Tuesday 12 April 2011

TUBERCULOSIS: Tuberculosis Followed the Fur Trade


Catherine Meyers: 4 April 2011
sn-tbfurtrade.jpg
TB tenacity. French fur traders brought strains of the tuberculosis bacteria (inset) to Canada, where it spread to native populations: : Painting by Frances Anne Hopkins; (inset) CDC

Beaver hats may no longer be chic, but the tuberculosis bacterium has held on to one remnant from the 18th century Canadian fur trade: a genetic signature of how the disease spread from European immigrants to indigenous peoples. The finding may help researchers understand why tuberculosis is so difficult to eradicate.

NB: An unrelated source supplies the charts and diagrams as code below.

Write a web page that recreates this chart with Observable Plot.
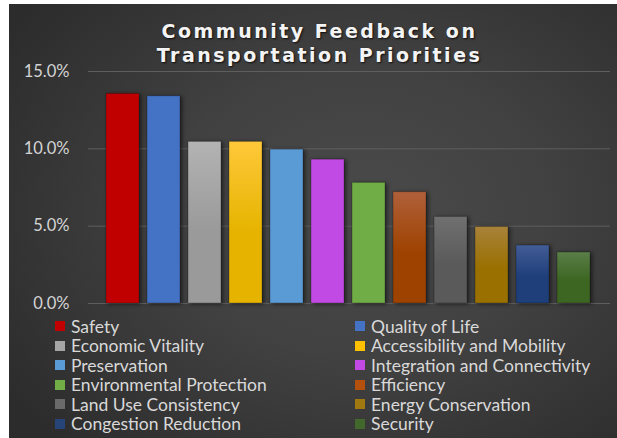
<!DOCTYPE html>
<html>
<head>
<meta charset="utf-8">
<script src="https://cdn.jsdelivr.net/npm/d3@7"></script>
<script src="https://cdn.jsdelivr.net/npm/@observablehq/plot@0.6"></script>
<style>
  html, body { margin: 0; padding: 0; background: #ffffff; width: 617px; height: 438px; overflow: hidden; }
  #panel {
    position: absolute; left: 9px; top: 4px; width: 608px; height: 434px;
    background: radial-gradient(ellipse 70% 75% at 58% 48%, #4b4b4b 0%, #414141 45%, #2c2c2c 100%);
  }
  #title {
    position: absolute; left: 11px; top: 19px; width: 617px; text-align: center;
    font-family: "DejaVu Sans", sans-serif; font-weight: bold; font-size: 19px;
    letter-spacing: 2.5px; line-height: 24px; color: #f4f4f4;
    text-shadow: 1px 1px 2px rgba(0,0,0,0.8);
  }
  #chart { position: absolute; left: 0; top: 60px; }
  #legend { position: absolute; left: 0; top: 0; width: 617px; height: 438px;
    font-family: Lato, "Liberation Sans", sans-serif; font-size: 17.5px; color: #d9d9d9; }
  .item { position: absolute; display: flex; align-items: center; height: 20px; white-space: nowrap; }
  .sw { width: 10px; height: 10px; margin-right: 6px; }
</style>
</head>
<body>
<div id="panel"></div>
<div id="title">Community Feedback on<br>Transportation Priorities</div>
<div id="chart"></div>
<div id="legend"></div>
<script>
const categories = ["Safety", "Quality of Life", "Economic Vitality", "Accessibility and Mobility",
  "Preservation", "Integration and Connectivity", "Environmental Protection", "Efficiency",
  "Land Use Consistency", "Energy Conservation", "Congestion Reduction", "Security"];
const values = [13.55, 13.4, 10.45, 10.45, 9.95, 9.3, 7.8, 7.2, 5.6, 4.95, 3.75, 3.3];
const topColors = ["#c00000", "#4472c4", "#b3b3b3", "#ffc83a", "#5b9bd5", "#c24ae4", "#70ad47",
  "#b0603a", "#707070", "#a8823a", "#425c96", "#5a7e48"];
const bottomColors = ["#c00000", "#4472c4", "#9a9a9a", "#e6b400", "#5b9bd5", "#c24ae4", "#70ad47",
  "#9e4200", "#5a5a5a", "#9a7000", "#1f3f7a", "#3d6622"];
const swatchColors = ["#c00000", "#4472c4", "#a5a5a5", "#ffc000", "#5b9bd5", "#c24ae4", "#70ad47",
  "#b4500e", "#6a6a6a", "#a07a10", "#264478", "#43682b"];
const yTicks = [0, 5, 10, 15];

const data = categories.map((name, i) => ({name, value: values[i], i}));

const chart = Plot.plot({
  width: 617,
  height: 260,
  marginTop: 11,
  marginBottom: 17,
  marginLeft: 96,
  marginRight: 17,
  style: {background: "transparent", fontFamily: "Lato, 'Liberation Sans', sans-serif"},
  x: {domain: categories, padding: 0.2, axis: null},
  y: {domain: [0, 15], ticks: yTicks, tickFormat: d => d.toFixed(1) + "%", tickSize: 0, tickPadding: 27, label: null},
  color: {type: "identity"},
  marks: [
    Plot.ruleY(yTicks, {stroke: "#5e5e5e", strokeWidth: 1, insetLeft: -8, insetRight: -10}),
    Plot.barY(data, {
      x: "name", y: "value",
      fill: d => `url(#grad${d.i})`,
      stroke: "rgba(0,0,0,0.25)", strokeWidth: 1
    })
  ]
});

const svg = d3.select(chart);
const defs = svg.insert("defs", ":first-child");
data.forEach(d => {
  const g = defs.append("linearGradient").attr("id", `grad${d.i}`)
    .attr("x1", 0).attr("y1", 0).attr("x2", 0).attr("y2", 1);
  g.append("stop").attr("offset", "0%").attr("stop-color", topColors[d.i]);
  g.append("stop").attr("offset", "55%").attr("stop-color", bottomColors[d.i]);
  g.append("stop").attr("offset", "100%").attr("stop-color", bottomColors[d.i]);
});
svg.selectAll("rect").style("filter", "drop-shadow(2px 1px 2px rgba(0,0,0,0.55))");
svg.select("[aria-label='y-axis tick label']").attr("font-size", 16.5).attr("fill", "#d4d4d4");
document.getElementById("chart").appendChild(chart);

// legend
const legend = document.getElementById("legend");
categories.forEach((name, i) => {
  const col = i % 2, row = Math.floor(i / 2);
  const item = document.createElement("div");
  item.className = "item";
  item.style.left = (col === 0 ? 55 : 355) + "px";
  item.style.top = (316 + row * 19.5) + "px";
  const sw = document.createElement("div");
  sw.className = "sw";
  sw.style.background = swatchColors[i];
  const t = document.createElement("span");
  t.textContent = name;
  item.appendChild(sw); item.appendChild(t);
  legend.appendChild(item);
});
</script>
</body>
</html>
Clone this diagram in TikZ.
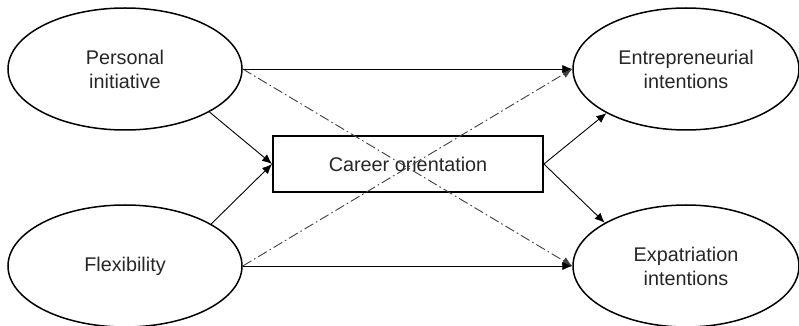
\documentclass[tikz,border=0pt]{standalone}
\usepackage{fontspec}
\setmainfont{Liberation Sans}
\usetikzlibrary{arrows.meta}
\usetikzlibrary{shapes.geometric}

\tikzset{
  construct/.style = {draw, ellipse, line width=.75pt, minimum width=113pt,
                      minimum height=61pt, align=center, inner sep=0pt},
  mediator/.style  = {draw, rectangle, line width=.9pt, minimum width=135pt,
                      minimum height=28pt},
  path/.style      = {line width=.45pt, -{Latex[length=5pt,width=4.2pt]}},
  crosspath/.style = {path, black!75, dash pattern=on 5pt off 1.6pt on .8pt off 1.6pt}
}

\begin{document}
\begin{tikzpicture}
  [x = .5pt, y = -.5pt, font = \fontsize{9.9}{12}\selectfont, text = black!85]
  \useasboundingbox (0,0) rectangle (799,326);
  % constructs
  \node[construct, minimum width=117pt] (pi) at (125,69)  {Personal\\initiative};
  \node[construct, minimum width=117pt] (fl) at (125,266) {Flexibility};
  \node[construct] (ei) at (686,69)  {Entrepreneurial\\intentions};
  \node[construct] (xi) at (686,266) {Expatriation\\intentions};
  \node[mediator]  (co) at (408,164) {Career orientation};
  % crossed paths (under the solid ones)
  \draw[crosspath] (pi.east) -- (xi.west);
  \draw[crosspath] (fl.east) -- (ei.west);
  % direct paths
  \draw[path] (pi.east) -- (ei.west);
  \draw[path] (fl.east) -- (xi.west);
  % mediated paths
  \draw[path] (pi.-27) -- (co.west);
  \draw[path] (fl.26) -- (co.west);
  \draw[path] (co.east) -- (ei.209);
  \draw[path] (co.east) -- (xi.152);
\end{tikzpicture}
\end{document}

Throughout history, tuberculosis (TB) has claimed many famous victims, including John Keats and Doc Holliday. Today, approximately one-third of the world's population harbors Mycobacterium tuberculosis, the bacterium that causes TB. Otherwise healthy people can live for decades with TB infections without becoming sick. Only when symptoms, such as a persistent, hacking cough, appear does the disease spread to others who live in close proximity with the sufferer. In 2009, TB killed an estimated 1.7 million people across the globe, according to the World Health Organization.
Infectious disease specialist Caitlin Pepperell of Stanford University in Palo Alto, California, studies TB in indigenous Canadian populations. TB strains evolve their own genetic "fingerprints" over time, but when a fellow researcher sent Pepperell a DNA profile of M. tuberculosis collected from a French Canadian population that didn't live near the native communities, she noticed that both groups harbored TB strains with very similar genetic signatures.

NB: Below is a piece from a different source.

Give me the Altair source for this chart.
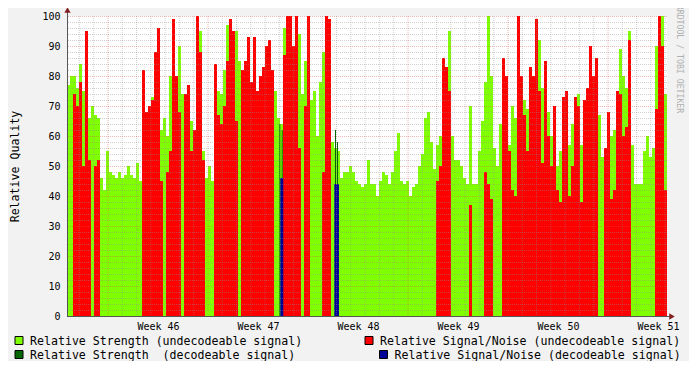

Pepperell and colleagues decided to analyze the genetics of TB bacteria from these Quebecers of European ancestry alongside bacteria from native populations in Ontario, Saskatchewan, and Alberta. Using mathematical modeling and statistical analysis, they traced the spread of a certain strain of tuberculosis, marked by a unique patch of missing DNA, back to a period in the 18th century. During this era, waves of French fur traders ventured into Canada and married indigenous women, bringing TB with them. The disease endured in native communities "at a low, grumbling level" for several decades, Pepperell says. Then, when hide hunters nearly exterminated the buffalo, and encroaching settlers exiled the native people to reservations, the disease exploded into large-scale epidemics in the 19th and 20th centuries.
Pepperell says the key message from the results, published today in the Proceedings of the National Academy of Sciences, is that TB can spread widely and persist at almost unnoticeable levels until stressful conditions, such as crowding or poor nutrition, weaken human hosts and give the bacteria a leg up.

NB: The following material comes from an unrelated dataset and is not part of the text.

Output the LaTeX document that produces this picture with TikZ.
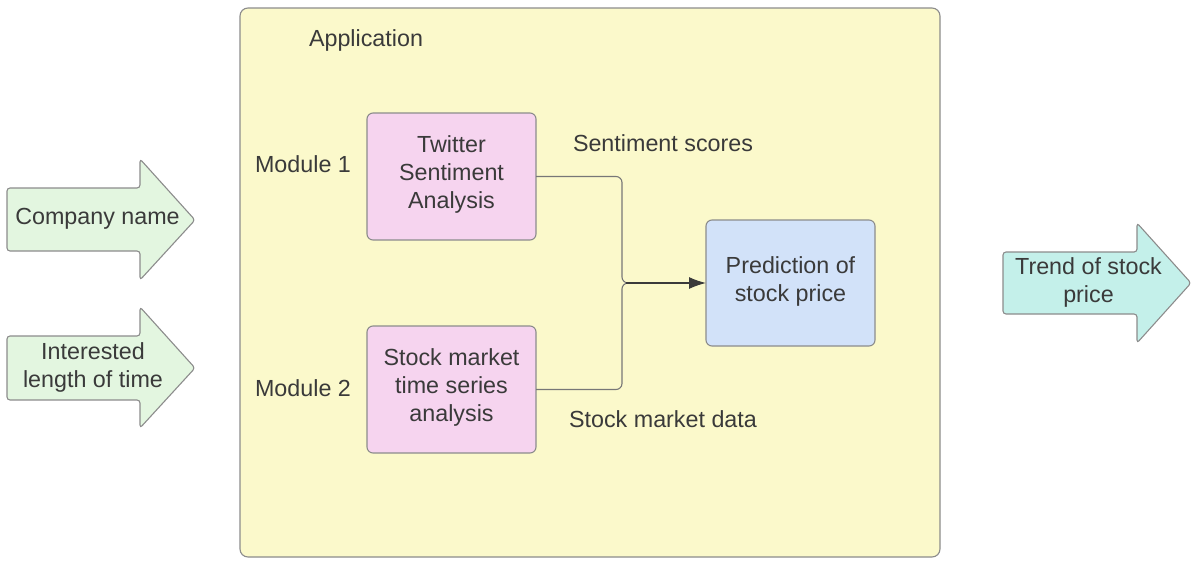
\documentclass[tikz,border=0pt]{standalone}
\usepackage{fontspec}
\setmainfont{Liberation Sans}
\usetikzlibrary{arrows.meta,calc}
\definecolor{appfill}{HTML}{FBF9CB}
\definecolor{pinkfill}{HTML}{F6D4EF}
\definecolor{bluefill}{HTML}{D2E2F9}
\definecolor{greenfill}{HTML}{E3F6E0}
\definecolor{tealfill}{HTML}{C4F0EA}
\definecolor{edge}{HTML}{8C8C8C}
\definecolor{txt}{HTML}{3A3A3A}
\tikzset{
  lbl/.style={text=txt,font=\fontsize{23.3}{28}\selectfont,align=center,inner sep=0pt},
  box/.style={draw=edge,line width=1.1pt,rounded corners=6pt},
  bigarrow/.style={draw=edge,line width=1.1pt,rounded corners=3pt},
  conn/.style={draw=edge!85!black,line width=1.1pt,rounded corners=6pt},
}
\begin{document}
\begin{tikzpicture}[x=1pt,y=-1pt]
\useasboundingbox (0,0) rectangle (1192,560);
% application container
\draw[box,fill=appfill,rounded corners=8pt] (240,8) rectangle (940,557);
\node[lbl] (app) at (366,40) {Application};
% modules
\draw[box,fill=pinkfill] (367,113) rectangle (536,240);
\node[lbl] (tw) at (451.5,174.5) {Twitter\\Sentiment\\Analysis};
\coordinate (twE) at (536,176.5);
\draw[box,fill=pinkfill] (367,326) rectangle (536,453);
\node[lbl] (sm) at (451.5,387.5) {Stock market\\time series\\analysis};
\coordinate (smE) at (536,389.5);
\draw[box,fill=bluefill] (706,220) rectangle (875,346);
\node[lbl] (pred) at (790.5,281) {Prediction of\\stock price};
\coordinate (predW) at (706,283);
\node[lbl] (m1) at (303,164) {Module 1};
\node[lbl] (m2) at (303,388) {Module 2};
\node[lbl] (ss) at (663,143) {Sentiment scores};
\node[lbl] (smd) at (663,419) {Stock market data};
% connectors
\coordinate (j) at (622,283);
\draw[conn] (twE) -- (j |- twE) -- (j) -- ($(j)+(12,0)$);
\draw[conn] (smE) -- (j |- smE) -- (j) -- ($(j)+(12,0)$);
\draw[draw=txt,line width=1.3pt,-{Latex[length=17pt,width=12pt]}] ($(j)+(4,0)$) -- (predW);
% input arrows
\draw[bigarrow,fill=greenfill] (7,188) -- (140,188) -- (140,159) -- (195,220) -- (140,280) -- (140,251) -- (7,251) -- cycle;
\node[lbl] (cn) at (97.5,219) {Company name};
\draw[bigarrow,fill=greenfill] (7,336) -- (140,336) -- (140,307) -- (195,368) -- (140,428) -- (140,400) -- (7,400) -- cycle;
\node[lbl] (ilt) at (93,367) {Interested\\length of time};
% output arrow
\draw[bigarrow,fill=tealfill] (1003,252) -- (1137,252) -- (1137,223) -- (1191,283) -- (1137,343) -- (1137,314) -- (1003,314) -- cycle;
\node[lbl] (trend) at (1088.5,282) {Trend of stock\\price};
\end{tikzpicture}
\end{document}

Mathematical biologist Mark Tanaka of the University of New South Wales in Sydney, Australia, says the work is impressive in the way it draws on a diverse set of tools to reconstruct the history of an epidemic. "There are other examples of this kind of integration of information but not to the same degree," he says.
Roman Biek, a biologist at the University of Glasgow in the United Kingdom who studies the ecology and evolution of infectious diseases, agrees that the study paints a fascinating historical picture, but he notes that the results won't rewrite our fundamental understanding of TB disease dynamics.
Pepperell herself draws no specific TB-fighting policy prescriptions from the study. The results do, however, emphasize the tenacity of the disease, she says, by showing how it can hide, undetected, in small populations for long periods of time: "We have thrown a lot of resources at TB, but it has really hung on."